Given entries:
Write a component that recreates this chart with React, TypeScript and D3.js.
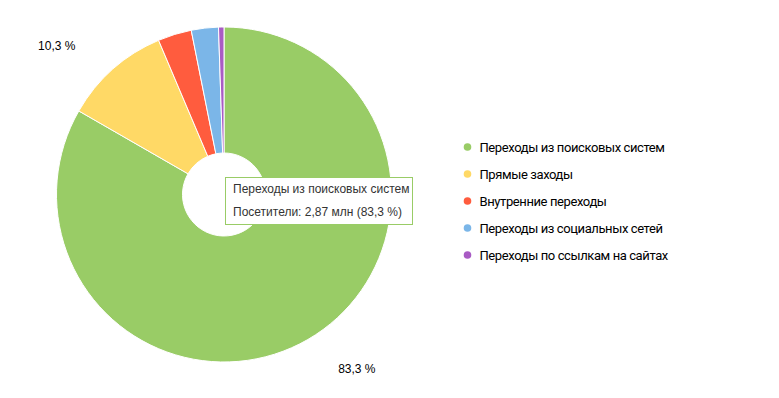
import React, { useEffect, useRef } from "react";
import * as d3 from "d3";

// источники трафика
const sources = [
  "Переходы из поисковых систем",
  "Прямые заходы",
  "Внутренние переходы",
  "Переходы из социальных сетей",
  "Переходы по ссылкам на сайтах",
];
const visitors = [2.87, 0.355, 0.112, 0.09, 0.018]; // млн
const colors = ["#99cc66", "#ffd966", "#ff5c3e", "#7bb6e8", "#a95bc4"];

const fmt1 = (v: number) => d3.format(".1f")(v).replace(".", ",");
const fmt2 = (v: number) => d3.format(".2f")(v).replace(".", ",");

export default function App() {
  const ref = useRef<SVGSVGElement>(null);

  useEffect(() => {
    const svg = d3.select(ref.current);
    svg.selectAll("*").remove();

    const cx = 224;
    const cy = 194.5;
    const outerR = 167.5;
    const innerR = 41.5;
    const total = d3.sum(visitors);

    const data = sources.map((name, i) => ({
      name,
      value: visitors[i],
      share: (visitors[i] / total) * 100,
      color: colors[i],
    }));

    const pie = d3
      .pie<any>()
      .value((d) => d.value)
      .sort(null);
    const arcs = pie(data);

    const arc = d3.arc<any>().innerRadius(innerR).outerRadius(outerR);
    const labelArc = d3.arc<any>().innerRadius(200).outerRadius(200);

    const g = svg.append("g").attr("transform", `translate(${cx},${cy})`);

    g.selectAll("path")
      .data(arcs)
      .enter()
      .append("path")
      .attr("d", arc)
      .attr("fill", (d) => d.data.color)
      .attr("stroke", "#fff")
      .attr("stroke-width", 1);

    // подписи только для крупных долей
    g.selectAll("text.lbl")
      .data(arcs.filter((d) => d.data.share > 5))
      .enter()
      .append("text")
      .attr("class", "lbl")
      .attr("x", (d) => {
        const [x] = labelArc.centroid(d);
        return x < 0 ? x - 16 : x + 14;
      })
      .attr("y", (d) => labelArc.centroid(d)[1] + 5.5)
      .attr("text-anchor", (d) => (labelArc.centroid(d)[0] < 0 ? "end" : "start"))
      .attr("font-family", "Arial, 'Liberation Sans', sans-serif")
      .attr("font-size", 12)
      .attr("fill", "#000")
      .text((d) => fmt1(d.data.share) + " %");

    // легенда
    const legend = svg.append("g").attr("transform", "translate(467.5,147)");
    const rows = legend
      .selectAll("g")
      .data(data)
      .enter()
      .append("g")
      .attr("transform", (d, i) => `translate(0,${i * 27})`);
    rows.append("circle").attr("r", 3.8).attr("fill", (d) => d.color);
    rows
      .append("text")
      .attr("x", 12)
      .attr("y", 4.8)
      .attr("font-family", "Roboto, sans-serif")
      .attr("font-size", 13)
      .attr("letter-spacing", -0.4)
      .attr("fill", "#000")
      .text((d) => d.name);

    // всплывающая подсказка
    const top = data[0];
    const tip = svg.append("g").attr("transform", "translate(225.5,177.5)");
    tip
      .append("rect")
      .attr("width", 187)
      .attr("height", 47)
      .attr("fill", "#fff")
      .attr("stroke", "#99cc66")
      .attr("stroke-width", 1);
    tip
      .append("text")
      .attr("x", 7.5)
      .attr("y", 15)
      .attr("font-family", "Arial, 'Liberation Sans', sans-serif")
      .attr("font-size", 12)
      .attr("fill", "#333")
      .text(top.name);
    tip
      .append("text")
      .attr("x", 7.5)
      .attr("y", 38)
      .attr("font-family", "Arial, 'Liberation Sans', sans-serif")
      .attr("font-size", 12)
      .attr("fill", "#333")
      .text(`Посетители: ${fmt2(top.value)} млн (${fmt1(top.share)} %)`);
  }, []);

  return (
    <svg
      ref={ref}
      width={779}
      height={398}
      style={{ position: "absolute", left: 0, top: 0 }}
    />
  );
}
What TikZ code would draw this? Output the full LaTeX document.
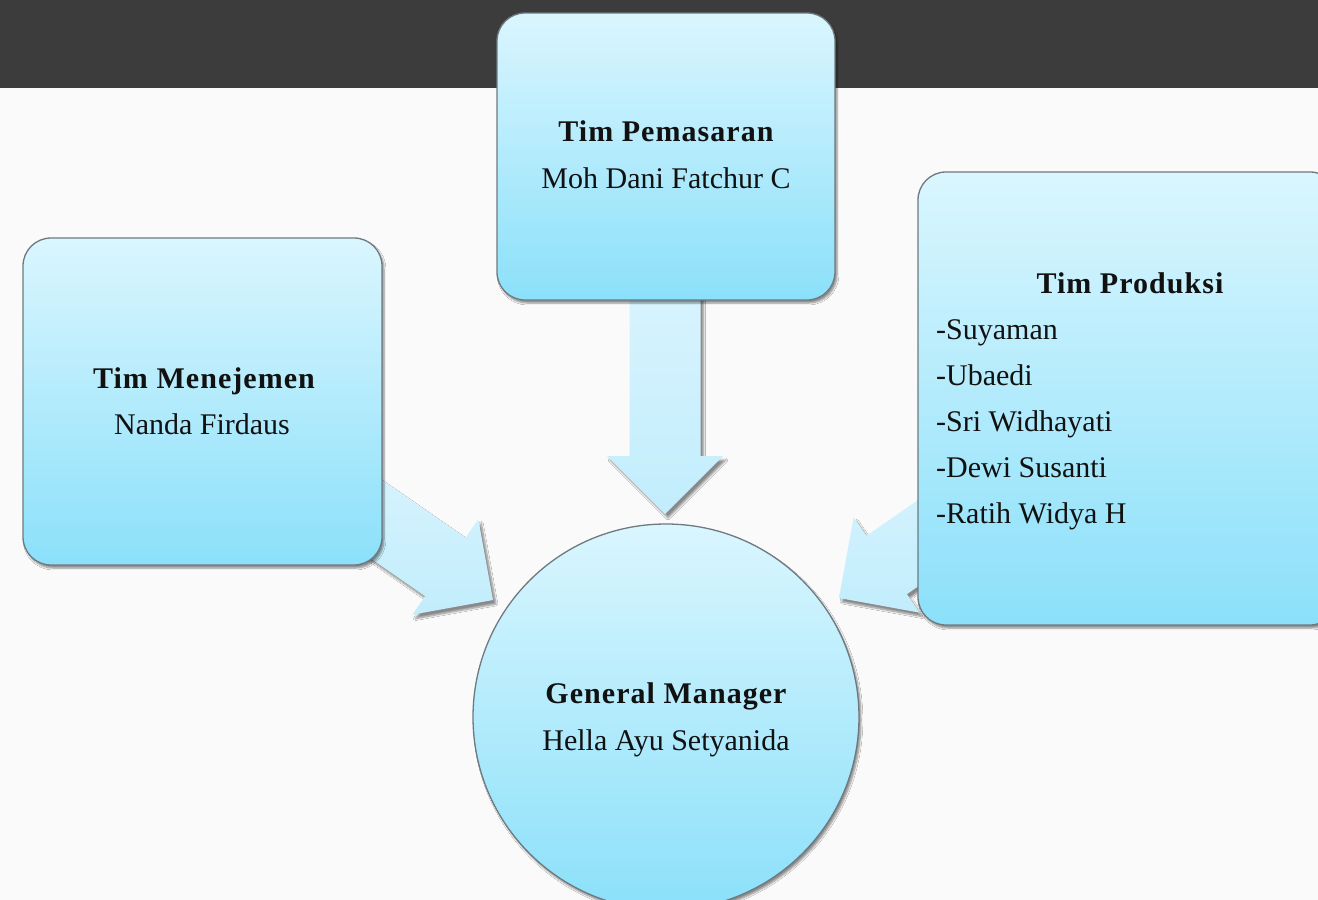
\documentclass[tikz,border=0pt]{standalone}
\usepackage{fontspec}
\setmainfont{Liberation Serif}
\usetikzlibrary{shadows.blur}
\definecolor{bg}{HTML}{FAFAFA}
\definecolor{band}{HTML}{3C3C3C}
\definecolor{boxtop}{HTML}{DAF6FE}
\definecolor{boxbot}{HTML}{8BE0FA}
\definecolor{arrtop}{HTML}{D9F4FE}
\definecolor{arrbot}{HTML}{C2EDFC}
\definecolor{edge}{HTML}{6E7A80}
\definecolor{ink}{HTML}{111111}
\newcommand\hdtxt[1]{{\bfseries\addfontfeature{LetterSpace=3.5}#1}}
\tikzset{
  box/.style={draw=edge, line width=1.3pt, rounded corners=28pt,
    top color=boxtop, bottom color=boxbot,
    blur shadow={shadow xshift=2pt, shadow yshift=-3pt, shadow opacity=45, shadow blur steps=6}},
  ring/.style={circle, draw=edge, line width=1.3pt, inner sep=0pt,
    top color=boxtop, bottom color=boxbot,
    blur shadow={shadow xshift=2pt, shadow yshift=-3pt, shadow opacity=45, shadow blur steps=6}},
  arrowshape/.style={top color=arrtop, bottom color=arrbot,
    blur shadow={shadow xshift=3pt, shadow yshift=-4pt, shadow opacity=45, shadow blur steps=8}},
  txt/.style={text=ink, inner sep=0pt, anchor=base},
  pics/bigarrow/.style={code={
    \path[arrowshape] (0,0) -- (-58,58) -- (-58,35.5) -- (-#1,35.5) -- (-#1,-35.5)
      -- (-58,-35.5) -- (-58,-58) -- cycle;}}
}
\begin{document}
\begin{tikzpicture}[x=1pt, y=-1pt, font=\fontsize{30}{36}\selectfont]
\clip (0,0) rectangle (1318,900);
\useasboundingbox (0,0) rectangle (1318,900);
\fill[bg] (0,0) rectangle (1318,900);
\fill[band] (0,0) rectangle (1318,88);

% arrows (behind boxes)
\pic[shift={(665,514)}, rotate=-90] {bigarrow=240};
\pic[shift={(493,600)}, rotate=-34.7] {bigarrow=220};
\pic[shift={(839,598)}, rotate=-145.3] {bigarrow=220};

% boxes
\node[box, minimum width=338pt, minimum height=287pt] (pem) at (666,156.5) {};
\node[box, minimum width=359pt, minimum height=327pt] (men) at (202.5,401.5) {};
\node[box, minimum width=420pt, minimum height=453pt] (pro) at (1128,398.5) {};
\node[ring, minimum size=386pt] (gm) at (666,717) {};

% texts
\node[txt] (pemT) at (666,141) {\hdtxt{Tim Pemasaran}};
\node[txt] (pemN) at (666,188) {Moh Dani Fatchur C};
\node[txt] (menT) at (204,388) {\hdtxt{Tim Menejemen}};
\node[txt] (menN) at (202,434) {Nanda Firdaus};
\node[txt] (proT) at (1130,293) {\hdtxt{Tim Produksi}};
\node[txt, anchor=base west] (p1) at (936,339) {-Suyaman};
\node[txt, anchor=base west] (p2) at (936,385) {-Ubaedi};
\node[txt, anchor=base west] (p3) at (936,431) {-Sri Widhayati};
\node[txt, anchor=base west] (p4) at (936,477) {-Dewi Susanti};
\node[txt, anchor=base west] (p5) at (936,523) {-Ratih Widya H};
\node[txt] (gmT) at (666,703) {\hdtxt{General Manager}};
\node[txt] (gmN) at (666,750) {Hella Ayu Setyanida};
\end{tikzpicture}
\end{document}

Instructions to follow:
Return the full material word for word. Do not include the pictures.

Correct response:
Write a component that recreates this chart with React, TypeScript and D3.js.
import React, { useEffect, useRef } from "react";
import * as d3 from "d3";

// источники трафика
const sources = [
  "Переходы из поисковых систем",
  "Прямые заходы",
  "Внутренние переходы",
  "Переходы из социальных сетей",
  "Переходы по ссылкам на сайтах",
];
const visitors = [2.87, 0.355, 0.112, 0.09, 0.018]; // млн
const colors = ["#99cc66", "#ffd966", "#ff5c3e", "#7bb6e8", "#a95bc4"];

const fmt1 = (v: number) => d3.format(".1f")(v).replace(".", ",");
const fmt2 = (v: number) => d3.format(".2f")(v).replace(".", ",");

export default function App() {
  const ref = useRef<SVGSVGElement>(null);

  useEffect(() => {
    const svg = d3.select(ref.current);
    svg.selectAll("*").remove();

    const cx = 224;
    const cy = 194.5;
    const outerR = 167.5;
    const innerR = 41.5;
    const total = d3.sum(visitors);

    const data = sources.map((name, i) => ({
      name,
      value: visitors[i],
      share: (visitors[i] / total) * 100,
      color: colors[i],
    }));

    const pie = d3
      .pie<any>()
      .value((d) => d.value)
      .sort(null);
    const arcs = pie(data);

    const arc = d3.arc<any>().innerRadius(innerR).outerRadius(outerR);
    const labelArc = d3.arc<any>().innerRadius(200).outerRadius(200);

    const g = svg.append("g").attr("transform", `translate(${cx},${cy})`);

    g.selectAll("path")
      .data(arcs)
      .enter()
      .append("path")
      .attr("d", arc)
      .attr("fill", (d) => d.data.color)
      .attr("stroke", "#fff")
      .attr("stroke-width", 1);

    // подписи только для крупных долей
    g.selectAll("text.lbl")
      .data(arcs.filter((d) => d.data.share > 5))
      .enter()
      .append("text")
      .attr("class", "lbl")
      .attr("x", (d) => {
        const [x] = labelArc.centroid(d);
        return x < 0 ? x - 16 : x + 14;
      })
      .attr("y", (d) => labelArc.centroid(d)[1] + 5.5)
      .attr("text-anchor", (d) => (labelArc.centroid(d)[0] < 0 ? "end" : "start"))
      .attr("font-family", "Arial, 'Liberation Sans', sans-serif")
      .attr("font-size", 12)
      .attr("fill", "#000")
      .text((d) => fmt1(d.data.share) + " %");

    // легенда
    const legend = svg.append("g").attr("transform", "translate(467.5,147)");
    const rows = legend
      .selectAll("g")
      .data(data)
      .enter()
      .append("g")
      .attr("transform", (d, i) => `translate(0,${i * 27})`);
    rows.append("circle").attr("r", 3.8).attr("fill", (d) => d.color);
    rows
      .append("text")
      .attr("x", 12)
      .attr("y", 4.8)
      .attr("font-family", "Roboto, sans-serif")
      .attr("font-size", 13)
      .attr("letter-spacing", -0.4)
      .attr("fill", "#000")
      .text((d) => d.name);

    // всплывающая подсказка
    const top = data[0];
    const tip = svg.append("g").attr("transform", "translate(225.5,177.5)");
    tip
      .append("rect")
      .attr("width", 187)
      .attr("height", 47)
      .attr("fill", "#fff")
      .attr("stroke", "#99cc66")
      .attr("stroke-width", 1);
    tip
      .append("text")
      .attr("x", 7.5)
      .attr("y", 15)
      .attr("font-family", "Arial, 'Liberation Sans', sans-serif")
      .attr("font-size", 12)
      .attr("fill", "#333")
      .text(top.name);
    tip
      .append("text")
      .attr("x", 7.5)
      .attr("y", 38)
      .attr("font-family", "Arial, 'Liberation Sans', sans-serif")
      .attr("font-size", 12)
      .attr("fill", "#333")
      .text(`Посетители: ${fmt2(top.value)} млн (${fmt1(top.share)} %)`);
  }, []);

  return (
    <svg
      ref={ref}
      width={779}
      height={398}
      style={{ position: "absolute", left: 0, top: 0 }}
    />
  );
}
What TikZ code would draw this? Output the full LaTeX document.
\documentclass[tikz,border=0pt]{standalone}
\usepackage{fontspec}
\setmainfont{Liberation Serif}
\usetikzlibrary{shadows.blur}
\definecolor{bg}{HTML}{FAFAFA}
\definecolor{band}{HTML}{3C3C3C}
\definecolor{boxtop}{HTML}{DAF6FE}
\definecolor{boxbot}{HTML}{8BE0FA}
\definecolor{arrtop}{HTML}{D9F4FE}
\definecolor{arrbot}{HTML}{C2EDFC}
\definecolor{edge}{HTML}{6E7A80}
\definecolor{ink}{HTML}{111111}
\newcommand\hdtxt[1]{{\bfseries\addfontfeature{LetterSpace=3.5}#1}}
\tikzset{
  box/.style={draw=edge, line width=1.3pt, rounded corners=28pt,
    top color=boxtop, bottom color=boxbot,
    blur shadow={shadow xshift=2pt, shadow yshift=-3pt, shadow opacity=45, shadow blur steps=6}},
  ring/.style={circle, draw=edge, line width=1.3pt, inner sep=0pt,
    top color=boxtop, bottom color=boxbot,
    blur shadow={shadow xshift=2pt, shadow yshift=-3pt, shadow opacity=45, shadow blur steps=6}},
  arrowshape/.style={top color=arrtop, bottom color=arrbot,
    blur shadow={shadow xshift=3pt, shadow yshift=-4pt, shadow opacity=45, shadow blur steps=8}},
  txt/.style={text=ink, inner sep=0pt, anchor=base},
  pics/bigarrow/.style={code={
    \path[arrowshape] (0,0) -- (-58,58) -- (-58,35.5) -- (-#1,35.5) -- (-#1,-35.5)
      -- (-58,-35.5) -- (-58,-58) -- cycle;}}
}
\begin{document}
\begin{tikzpicture}[x=1pt, y=-1pt, font=\fontsize{30}{36}\selectfont]
\clip (0,0) rectangle (1318,900);
\useasboundingbox (0,0) rectangle (1318,900);
\fill[bg] (0,0) rectangle (1318,900);
\fill[band] (0,0) rectangle (1318,88);

% arrows (behind boxes)
\pic[shift={(665,514)}, rotate=-90] {bigarrow=240};
\pic[shift={(493,600)}, rotate=-34.7] {bigarrow=220};
\pic[shift={(839,598)}, rotate=-145.3] {bigarrow=220};

% boxes
\node[box, minimum width=338pt, minimum height=287pt] (pem) at (666,156.5) {};
\node[box, minimum width=359pt, minimum height=327pt] (men) at (202.5,401.5) {};
\node[box, minimum width=420pt, minimum height=453pt] (pro) at (1128,398.5) {};
\node[ring, minimum size=386pt] (gm) at (666,717) {};

% texts
\node[txt] (pemT) at (666,141) {\hdtxt{Tim Pemasaran}};
\node[txt] (pemN) at (666,188) {Moh Dani Fatchur C};
\node[txt] (menT) at (204,388) {\hdtxt{Tim Menejemen}};
\node[txt] (menN) at (202,434) {Nanda Firdaus};
\node[txt] (proT) at (1130,293) {\hdtxt{Tim Produksi}};
\node[txt, anchor=base west] (p1) at (936,339) {-Suyaman};
\node[txt, anchor=base west] (p2) at (936,385) {-Ubaedi};
\node[txt, anchor=base west] (p3) at (936,431) {-Sri Widhayati};
\node[txt, anchor=base west] (p4) at (936,477) {-Dewi Susanti};
\node[txt, anchor=base west] (p5) at (936,523) {-Ratih Widya H};
\node[txt] (gmT) at (666,703) {\hdtxt{General Manager}};
\node[txt] (gmN) at (666,750) {Hella Ayu Setyanida};
\end{tikzpicture}
\end{document}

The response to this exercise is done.